Assez paradoxalement,
Tocqueville va tempérer son propos en montrant que cette situation ne doit pas
être généralisée et que, dans certains secteurs, les autochtones algériens ont
reçu de multiples bienfaits de la France, qu’ils apprécient sa présence sur
leur sol et la ressentent comme bénéfique :
. « Dans certains endroits, au
lieu de réserver aux Européens les terres les plus fertiles, les mieux
arrosées, les mieux préparées que possède le domaine, nous les avons données
aux indigènes.
. Notre respect pour leurs croyances a été
poussé si loin, que, dans certains lieux, nous leur avons bâti des mosquées
avant d’avoir pour nous-mêmes une église ; chaque année, le gouvernement
français (faisant ce que le prince musulman qui nous a précédés à Alger ne
faisait pas lui-même) transporte sans frais, jusqu’en Égypte, les pèlerins qui
veulent aller honorer le tombeau du Prophète.

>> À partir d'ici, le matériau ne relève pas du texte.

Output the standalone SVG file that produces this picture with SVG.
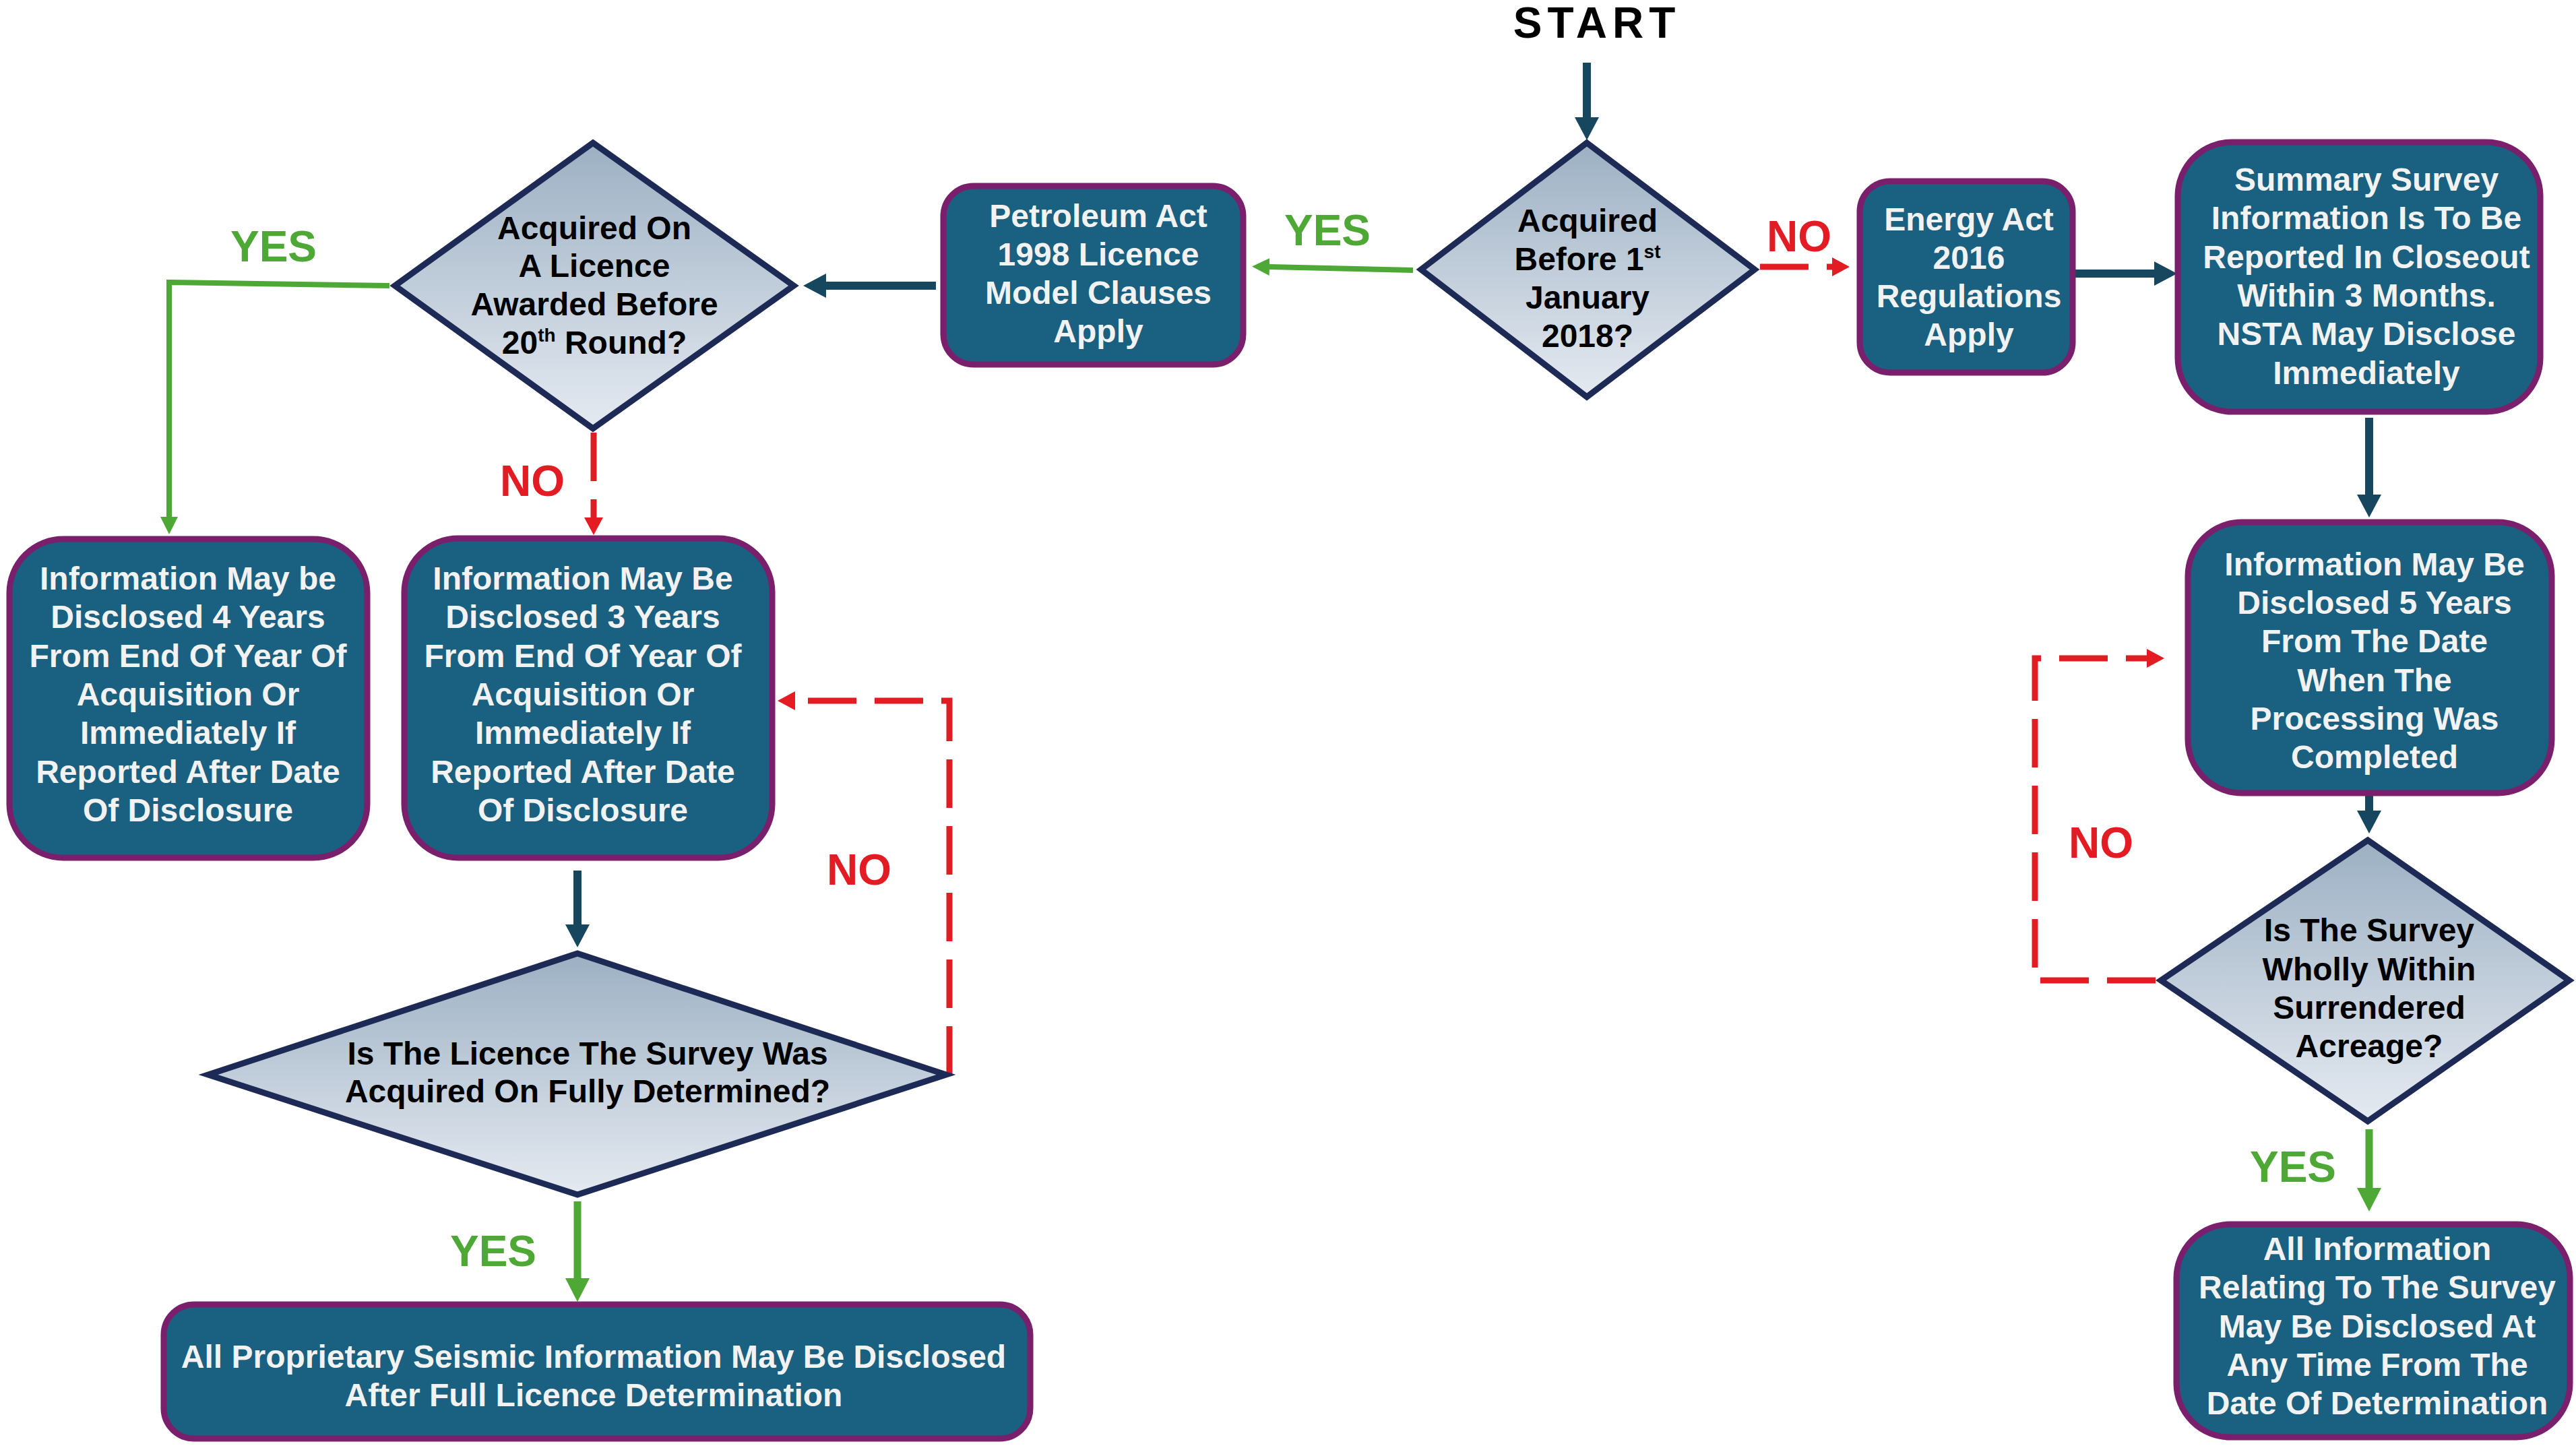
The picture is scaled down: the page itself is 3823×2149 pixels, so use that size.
<svg xmlns="http://www.w3.org/2000/svg" width="3823" height="2149" viewBox="0 0 3823 2149">
<defs>
<linearGradient id="dg" x1="0" y1="0" x2="0" y2="1">
<stop offset="0" stop-color="#9cb0c3"/>
<stop offset="1" stop-color="#e5eaf1"/>
</linearGradient>
<marker id="hNavy" markerUnits="userSpaceOnUse" viewBox="0 0 34 36" refX="0" refY="18" markerWidth="34" markerHeight="36" orient="auto">
<path d="M0,0 L34,18 L0,36 Z" fill="#16475f"/>
</marker>
<marker id="hGreenS" markerUnits="userSpaceOnUse" viewBox="0 0 26 26" refX="0" refY="13" markerWidth="26" markerHeight="26" orient="auto">
<path d="M0,0 L26,13 L0,26 Z" fill="#4ea836"/>
</marker>
<marker id="hGreenB" markerUnits="userSpaceOnUse" viewBox="0 0 35 36" refX="0" refY="18" markerWidth="35" markerHeight="36" orient="auto">
<path d="M0,0 L35,18 L0,36 Z" fill="#4ea836"/>
</marker>
<marker id="hRed" markerUnits="userSpaceOnUse" viewBox="0 0 26 28" refX="0" refY="14" markerWidth="26" markerHeight="28" orient="auto">
<path d="M0,0 L26,14 L0,28 Z" fill="#e31b23"/>
</marker>
</defs>
<style>
.box{fill:#1a6080;stroke:#7a1f6b;stroke-width:9}
.dia{fill:url(#dg);stroke:#1e2a56;stroke-width:9;stroke-linejoin:miter}
.bt{font-family:"Liberation Sans",Arial,sans-serif;font-weight:bold;font-size:48px;fill:#f2f2f2;text-anchor:middle}
.dt{font-family:"Liberation Sans",Arial,sans-serif;font-weight:bold;font-size:48px;fill:#000;text-anchor:middle}
.sup{font-size:28px}
.lbl{font-family:"Liberation Sans",Arial,sans-serif;font-weight:bold;font-size:64px;text-anchor:middle}
.yes{fill:#4ea836}
.no{fill:#e31b23}
.navy{fill:none;stroke:#16475f;stroke-width:12}
.green{fill:none;stroke:#4ea836;stroke-width:8}
.greenB{fill:none;stroke:#4ea836;stroke-width:11}
.red{fill:none;stroke:#e31b23;stroke-width:9;stroke-dasharray:72 27}
</style>
<rect width="3823" height="2149" fill="#ffffff"/>

<g id="connectors">
<line class="navy" x1="2355" y1="93" x2="2355" y2="174" marker-end="url(#hNavy)"/>
<line class="green" x1="2097" y1="401" x2="1884" y2="396" marker-end="url(#hGreenS)"/>
<line class="navy" x1="1389" y1="424" x2="1226" y2="424" marker-end="url(#hNavy)"/>
<polyline class="green" points="578,424 251,419 251,767" marker-end="url(#hGreenS)"/>
<line class="red" x1="881" y1="642" x2="881" y2="768" marker-end="url(#hRed)"/>
<polyline class="red" points="1409,1595 1409,1040 1180,1040" marker-end="url(#hRed)"/>
<line class="navy" x1="857" y1="1292" x2="857" y2="1372" marker-end="url(#hNavy)"/>
<line class="greenB" x1="857" y1="1783" x2="857" y2="1897" marker-end="url(#hGreenB)"/>
<line class="red" x1="2612" y1="396" x2="2719" y2="396" marker-end="url(#hRed)"/>
<line class="navy" x1="3080" y1="406" x2="3197" y2="406" marker-end="url(#hNavy)"/>
<line class="navy" x1="3516" y1="620" x2="3516" y2="734" marker-end="url(#hNavy)"/>
<line class="navy" x1="3516" y1="1169" x2="3516" y2="1203" marker-end="url(#hNavy)"/>
<polyline class="red" points="3199,1455 3020,1455 3020,977 3186,977" marker-end="url(#hRed)"/>
<line class="greenB" x1="3516" y1="1676" x2="3516" y2="1763" marker-end="url(#hGreenB)"/>
</g>

<g id="labels">
<text class="lbl" x="2370" y="56" fill="#000" letter-spacing="8">START</text>
<text class="lbl yes" x="1970" y="364">YES</text>
<text class="lbl no" x="2670" y="373">NO</text>
<text class="lbl yes" x="406" y="388">YES</text>
<text class="lbl no" x="790" y="736">NO</text>
<text class="lbl no" x="1275" y="1313">NO</text>
<text class="lbl yes" x="732" y="1879">YES</text>
<text class="lbl no" x="3118" y="1273">NO</text>
<text class="lbl yes" x="3403" y="1754">YES</text>
</g>

<g id="d-acquired-before">
<polygon class="dia" points="2355,212 2604,400 2355,589 2109,400"/>
<text class="dt" x="2356" y="344">Acquired</text>
<text class="dt" x="2356" y="401">Before 1<tspan class="sup" dy="-18">st</tspan></text>
<text class="dt" x="2356" y="458">January</text>
<text class="dt" x="2356" y="515">2018?</text>
</g>

<g id="n-petroleum">
<rect class="box" x="1400" y="276" width="445" height="265" rx="45"/>
<text class="bt" x="1630" y="337">Petroleum Act</text>
<text class="bt" x="1630" y="394">1998 Licence</text>
<text class="bt" x="1630" y="451">Model Clauses</text>
<text class="bt" x="1630" y="508">Apply</text>
</g>

<g id="d-licence-round">
<polygon class="dia" points="880,212 1178,424 880,636 586,424"/>
<text class="dt" x="882" y="355">Acquired On</text>
<text class="dt" x="882" y="411">A Licence</text>
<text class="dt" x="882" y="468">Awarded Before</text>
<text class="dt" x="882" y="525">20<tspan class="sup" dy="-18">th</tspan><tspan dy="18"> Round?</tspan></text>
</g>

<g id="n-info4">
<rect class="box" x="14" y="800" width="531" height="473" rx="80"/>
<text class="bt" x="279" y="875">Information May be</text>
<text class="bt" x="279" y="932">Disclosed 4 Years</text>
<text class="bt" x="279" y="990">From End Of Year Of</text>
<text class="bt" x="279" y="1047">Acquisition Or</text>
<text class="bt" x="279" y="1104">Immediately If</text>
<text class="bt" x="279" y="1162">Reported After Date</text>
<text class="bt" x="279" y="1219">Of Disclosure</text>
</g>

<g id="n-info3">
<rect class="box" x="600" y="799" width="546" height="474" rx="80"/>
<text class="bt" x="865" y="875">Information May Be</text>
<text class="bt" x="865" y="932">Disclosed 3 Years</text>
<text class="bt" x="865" y="990">From End Of Year Of</text>
<text class="bt" x="865" y="1047">Acquisition Or</text>
<text class="bt" x="865" y="1104">Immediately If</text>
<text class="bt" x="865" y="1162">Reported After Date</text>
<text class="bt" x="865" y="1219">Of Disclosure</text>
</g>

<g id="d-fully-determined">
<polygon class="dia" points="857,1415 1404,1595 857,1773 309,1595"/>
<text class="dt" x="872" y="1580">Is The Licence The Survey Was</text>
<text class="dt" x="872" y="1636">Acquired On Fully Determined?</text>
</g>

<g id="n-proprietary">
<rect class="box" x="243" y="1936" width="1286" height="199" rx="45"/>
<text class="bt" x="881" y="2030">All Proprietary Seismic Information May Be Disclosed</text>
<text class="bt" x="881" y="2087">After Full Licence Determination</text>
</g>

<g id="n-energy">
<rect class="box" x="2760" y="269" width="316" height="284" rx="45"/>
<text class="bt" x="2922" y="342">Energy Act</text>
<text class="bt" x="2922" y="399">2016</text>
<text class="bt" x="2922" y="456">Regulations</text>
<text class="bt" x="2922" y="513">Apply</text>
</g>

<g id="n-summary">
<rect class="box" x="3232" y="211" width="538" height="400" rx="80"/>
<text class="bt" x="3512" y="283">Summary Survey</text>
<text class="bt" x="3512" y="340">Information Is To Be</text>
<text class="bt" x="3512" y="398">Reported In Closeout</text>
<text class="bt" x="3512" y="455">Within 3 Months.</text>
<text class="bt" x="3512" y="512">NSTA May Disclose</text>
<text class="bt" x="3512" y="570">Immediately</text>
</g>

<g id="n-info5">
<rect class="box" x="3247" y="775" width="540" height="402" rx="80"/>
<text class="bt" x="3524" y="854">Information May Be</text>
<text class="bt" x="3524" y="911">Disclosed 5 Years</text>
<text class="bt" x="3524" y="968">From The Date</text>
<text class="bt" x="3524" y="1026">When The</text>
<text class="bt" x="3524" y="1083">Processing Was</text>
<text class="bt" x="3524" y="1140">Completed</text>
</g>

<g id="d-surrendered">
<polygon class="dia" points="3514,1247 3813,1455 3514,1664 3207,1455"/>
<text class="dt" x="3516" y="1397">Is The Survey</text>
<text class="dt" x="3516" y="1455">Wholly Within</text>
<text class="dt" x="3516" y="1512">Surrendered</text>
<text class="dt" x="3516" y="1569">Acreage?</text>
</g>

<g id="n-all-info">
<rect class="box" x="3230" y="1817" width="584" height="316" rx="80"/>
<text class="bt" x="3528" y="1870">All Information</text>
<text class="bt" x="3528" y="1927">Relating To The Survey</text>
<text class="bt" x="3528" y="1985">May Be Disclosed At</text>
<text class="bt" x="3528" y="2042">Any Time From The</text>
<text class="bt" x="3528" y="2099">Date Of Determination</text>
</g>
</svg>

. Nous avons prodigué aux Arabes les
distinctions honorifiques qui sont destinées à signaler le mérite de nos citoyens.
. Souvent les indigènes, après des
trahisons et des révoltes, ont été reçus par nous avec une longanimité
singulière …(et)… ont reçu de nouveau de notre générosité leurs biens, leurs
honneurs et leur pouvoir.
.
Il y a plus ; dans plusieurs des lieux où la population civile
européenne est mêlée à la population indigène, on se plaint, non sans quelque
raison, que c’est en général l’indigène qui est le mieux protégé et l’Européen
qui obtient le plus difficilement justice. »
De ce qui précède, Tocqueville
tire la conclusion suivante : « Si l’on rassemble ces traits
épars, on sera porté à en conclure que notre gouvernement en Afrique pousse la
douceur vis-à-vis des vaincus jusqu’à oublier sa position conquérante, et
qu’il fait, dans l’intérêt de ses sujets étrangers, plus qu’il ne ferait en
France pour le bien-être des citoyens. »
Ainsi, selon ces
derniers textes, Tocqueville semblerait penser que l’on se trouve à un tournant
historique : selon lui, l’ère de la violence est terminée, désormais, il
convient de passer à une nouvelle étape, celle de la pacification qui seule
permettra aux peuples « arriérés » de l’Algérie de progresser sur la
voie de la civilisation au contact des colons et des immigrants européens.
Cette mutation ne pourra cependant s’effectuer que si on
passe d’un gouvernement militaire à un gouvernement civil, ce qui sera l’objet
des propositions pour l’Algérie effectuées dans la dernière partie du rapport.